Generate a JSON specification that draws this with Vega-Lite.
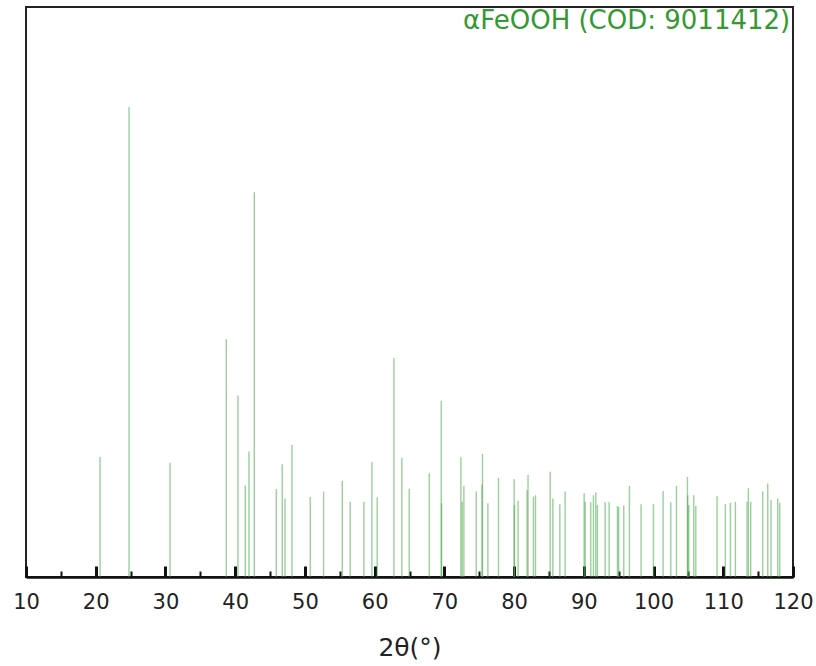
{
  "$schema": "https://vega.github.io/schema/vega-lite/v6.json",
  "width": 767,
  "height": 570,
  "autosize": "none",
  "padding": {"left": 26, "top": 7, "right": 23, "bottom": 89},
  "background": "white",
  "config": {
    "view": {"stroke": "#222222", "strokeWidth": 2},
    "font": "DejaVu Sans"
  },
  "data": {
    "values": [
      {"t": 20.62, "I": 25.6}, {"t": 24.78, "I": 100.0}, {"t": 30.66, "I": 24.3},
      {"t": 38.73, "I": 50.6}, {"t": 40.40, "I": 38.6}, {"t": 41.45, "I": 19.4},
      {"t": 41.98, "I": 26.7}, {"t": 42.74, "I": 81.9}, {"t": 45.90, "I": 18.7},
      {"t": 46.75, "I": 24.0}, {"t": 47.14, "I": 16.7}, {"t": 48.14, "I": 28.1},
      {"t": 50.77, "I": 17.0}, {"t": 52.68, "I": 18.2}, {"t": 55.36, "I": 20.5},
      {"t": 56.50, "I": 16.0}, {"t": 58.46, "I": 16.0}, {"t": 59.61, "I": 24.5},
      {"t": 60.37, "I": 16.9}, {"t": 62.77, "I": 46.6}, {"t": 63.91, "I": 25.4},
      {"t": 64.96, "I": 18.8}, {"t": 67.83, "I": 22.1}, {"t": 69.55, "I": 37.5},
      {"t": 69.60, "I": 15.7}, {"t": 72.37, "I": 25.5}, {"t": 72.55, "I": 16.0},
      {"t": 72.80, "I": 19.4}, {"t": 74.57, "I": 18.2}, {"t": 75.40, "I": 19.7},
      {"t": 75.47, "I": 26.2}, {"t": 76.24, "I": 15.7}, {"t": 77.76, "I": 21.1},
      {"t": 80.01, "I": 20.8}, {"t": 80.05, "I": 15.3}, {"t": 80.57, "I": 16.2},
      {"t": 81.86, "I": 18.5}, {"t": 82.00, "I": 21.7}, {"t": 82.78, "I": 17.1},
      {"t": 83.07, "I": 17.4}, {"t": 85.18, "I": 22.4}, {"t": 85.56, "I": 16.7},
      {"t": 86.56, "I": 15.5}, {"t": 87.32, "I": 18.2}, {"t": 90.05, "I": 17.8},
      {"t": 90.20, "I": 16.0}, {"t": 91.00, "I": 15.9}, {"t": 91.38, "I": 17.4},
      {"t": 91.72, "I": 18.0}, {"t": 91.95, "I": 15.3}, {"t": 93.06, "I": 15.9},
      {"t": 93.63, "I": 15.9}, {"t": 94.82, "I": 15.1}, {"t": 95.00, "I": 14.9},
      {"t": 95.73, "I": 15.2}, {"t": 96.54, "I": 19.4}, {"t": 98.21, "I": 15.5},
      {"t": 99.98, "I": 15.5}, {"t": 101.37, "I": 18.3}, {"t": 102.47, "I": 15.9},
      {"t": 103.28, "I": 19.4}, {"t": 104.86, "I": 21.3}, {"t": 104.90, "I": 17.4},
      {"t": 105.05, "I": 15.3}, {"t": 105.77, "I": 17.4}, {"t": 106.06, "I": 15.1},
      {"t": 109.11, "I": 17.2}, {"t": 110.30, "I": 15.5}, {"t": 111.02, "I": 15.8},
      {"t": 111.74, "I": 16.0}, {"t": 113.41, "I": 16.0}, {"t": 113.60, "I": 18.9},
      {"t": 113.94, "I": 16.0}, {"t": 115.66, "I": 18.2}, {"t": 116.38, "I": 19.9},
      {"t": 116.85, "I": 16.4}, {"t": 117.81, "I": 16.7}, {"t": 118.10, "I": 15.8}
    ]
  },
  "resolve": {"axis": {"x": "independent"}},
  "layer": [
    {
      "mark": {"type": "rule", "stroke": "#4aa84a", "strokeWidth": 1.4, "opacity": 0.55},
      "encoding": {
        "x": {
          "field": "t",
          "type": "quantitative",
          "scale": {"domain": [10, 120], "nice": false, "zero": false},
          "axis": {
            "orient": "bottom",
            "title": "2θ(°)",
            "titleFont": "DejaVu Sans",
            "titleFontSize": 25,
            "titleFontWeight": "normal",
            "titleColor": "#222222",
            "titlePadding": 23,
            "values": [10, 20, 30, 40, 50, 60, 70, 80, 90, 100, 110, 120],
            "labelFont": "DejaVu Sans",
            "labelFontSize": 21,
            "labelColor": "#222222",
            "labelPadding": 25,
            "labelFlush": false,
            "labelOverlap": false,
            "grid": false,
            "domainColor": "#111111",
            "domainWidth": 2.5,
            "tickColor": "#111111",
            "tickWidth": 3,
            "tickSize": -11
          }
        },
        "y": {
          "field": "I",
          "type": "quantitative",
          "scale": {"domain": [0, 121.3], "nice": false},
          "axis": null
        },
        "y2": {"datum": 0}
      }
    },
    {
      "data": {"values": [{}]},
      "mark": {
        "type": "text",
        "text": "αFeOOH (COD: 9011412)",
        "font": "DejaVu Sans",
        "fontSize": 26,
        "align": "right",
        "baseline": "alphabetic",
        "color": "#339933"
      },
      "encoding": {
        "x": {
          "datum": 119.6,
          "type": "quantitative",
          "axis": {
            "orient": "bottom",
            "offset": 0,
            "title": null,
            "values": [15, 25, 35, 45, 55, 65, 75, 85, 95, 105, 115],
            "labels": false,
            "domain": false,
            "grid": false,
            "tickColor": "#111111",
            "tickWidth": 2,
            "tickSize": -6
          }
        },
        "y": {"datum": 116.7, "type": "quantitative"}
      }
    }
  ]
}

- _PROBLEM_: Write out again every line above exactly as given; the pictures do not belong in the copy.

- _RESULT OF THE EXERCISE_:
Generate a JSON specification that draws this with Vega-Lite.
{
  "$schema": "https://vega.github.io/schema/vega-lite/v6.json",
  "width": 767,
  "height": 570,
  "autosize": "none",
  "padding": {"left": 26, "top": 7, "right": 23, "bottom": 89},
  "background": "white",
  "config": {
    "view": {"stroke": "#222222", "strokeWidth": 2},
    "font": "DejaVu Sans"
  },
  "data": {
    "values": [
      {"t": 20.62, "I": 25.6}, {"t": 24.78, "I": 100.0}, {"t": 30.66, "I": 24.3},
      {"t": 38.73, "I": 50.6}, {"t": 40.40, "I": 38.6}, {"t": 41.45, "I": 19.4},
      {"t": 41.98, "I": 26.7}, {"t": 42.74, "I": 81.9}, {"t": 45.90, "I": 18.7},
      {"t": 46.75, "I": 24.0}, {"t": 47.14, "I": 16.7}, {"t": 48.14, "I": 28.1},
      {"t": 50.77, "I": 17.0}, {"t": 52.68, "I": 18.2}, {"t": 55.36, "I": 20.5},
      {"t": 56.50, "I": 16.0}, {"t": 58.46, "I": 16.0}, {"t": 59.61, "I": 24.5},
      {"t": 60.37, "I": 16.9}, {"t": 62.77, "I": 46.6}, {"t": 63.91, "I": 25.4},
      {"t": 64.96, "I": 18.8}, {"t": 67.83, "I": 22.1}, {"t": 69.55, "I": 37.5},
      {"t": 69.60, "I": 15.7}, {"t": 72.37, "I": 25.5}, {"t": 72.55, "I": 16.0},
      {"t": 72.80, "I": 19.4}, {"t": 74.57, "I": 18.2}, {"t": 75.40, "I": 19.7},
      {"t": 75.47, "I": 26.2}, {"t": 76.24, "I": 15.7}, {"t": 77.76, "I": 21.1},
      {"t": 80.01, "I": 20.8}, {"t": 80.05, "I": 15.3}, {"t": 80.57, "I": 16.2},
      {"t": 81.86, "I": 18.5}, {"t": 82.00, "I": 21.7}, {"t": 82.78, "I": 17.1},
      {"t": 83.07, "I": 17.4}, {"t": 85.18, "I": 22.4}, {"t": 85.56, "I": 16.7},
      {"t": 86.56, "I": 15.5}, {"t": 87.32, "I": 18.2}, {"t": 90.05, "I": 17.8},
      {"t": 90.20, "I": 16.0}, {"t": 91.00, "I": 15.9}, {"t": 91.38, "I": 17.4},
      {"t": 91.72, "I": 18.0}, {"t": 91.95, "I": 15.3}, {"t": 93.06, "I": 15.9},
      {"t": 93.63, "I": 15.9}, {"t": 94.82, "I": 15.1}, {"t": 95.00, "I": 14.9},
      {"t": 95.73, "I": 15.2}, {"t": 96.54, "I": 19.4}, {"t": 98.21, "I": 15.5},
      {"t": 99.98, "I": 15.5}, {"t": 101.37, "I": 18.3}, {"t": 102.47, "I": 15.9},
      {"t": 103.28, "I": 19.4}, {"t": 104.86, "I": 21.3}, {"t": 104.90, "I": 17.4},
      {"t": 105.05, "I": 15.3}, {"t": 105.77, "I": 17.4}, {"t": 106.06, "I": 15.1},
      {"t": 109.11, "I": 17.2}, {"t": 110.30, "I": 15.5}, {"t": 111.02, "I": 15.8},
      {"t": 111.74, "I": 16.0}, {"t": 113.41, "I": 16.0}, {"t": 113.60, "I": 18.9},
      {"t": 113.94, "I": 16.0}, {"t": 115.66, "I": 18.2}, {"t": 116.38, "I": 19.9},
      {"t": 116.85, "I": 16.4}, {"t": 117.81, "I": 16.7}, {"t": 118.10, "I": 15.8}
    ]
  },
  "resolve": {"axis": {"x": "independent"}},
  "layer": [
    {
      "mark": {"type": "rule", "stroke": "#4aa84a", "strokeWidth": 1.4, "opacity": 0.55},
      "encoding": {
        "x": {
          "field": "t",
          "type": "quantitative",
          "scale": {"domain": [10, 120], "nice": false, "zero": false},
          "axis": {
            "orient": "bottom",
            "title": "2θ(°)",
            "titleFont": "DejaVu Sans",
            "titleFontSize": 25,
            "titleFontWeight": "normal",
            "titleColor": "#222222",
            "titlePadding": 23,
            "values": [10, 20, 30, 40, 50, 60, 70, 80, 90, 100, 110, 120],
            "labelFont": "DejaVu Sans",
            "labelFontSize": 21,
            "labelColor": "#222222",
            "labelPadding": 25,
            "labelFlush": false,
            "labelOverlap": false,
            "grid": false,
            "domainColor": "#111111",
            "domainWidth": 2.5,
            "tickColor": "#111111",
            "tickWidth": 3,
            "tickSize": -11
          }
        },
        "y": {
          "field": "I",
          "type": "quantitative",
          "scale": {"domain": [0, 121.3], "nice": false},
          "axis": null
        },
        "y2": {"datum": 0}
      }
    },
    {
      "data": {"values": [{}]},
      "mark": {
        "type": "text",
        "text": "αFeOOH (COD: 9011412)",
        "font": "DejaVu Sans",
        "fontSize": 26,
        "align": "right",
        "baseline": "alphabetic",
        "color": "#339933"
      },
      "encoding": {
        "x": {
          "datum": 119.6,
          "type": "quantitative",
          "axis": {
            "orient": "bottom",
            "offset": 0,
            "title": null,
            "values": [15, 25, 35, 45, 55, 65, 75, 85, 95, 105, 115],
            "labels": false,
            "domain": false,
            "grid": false,
            "tickColor": "#111111",
            "tickWidth": 2,
            "tickSize": -6
          }
        },
        "y": {"datum": 116.7, "type": "quantitative"}
      }
    }
  ]
}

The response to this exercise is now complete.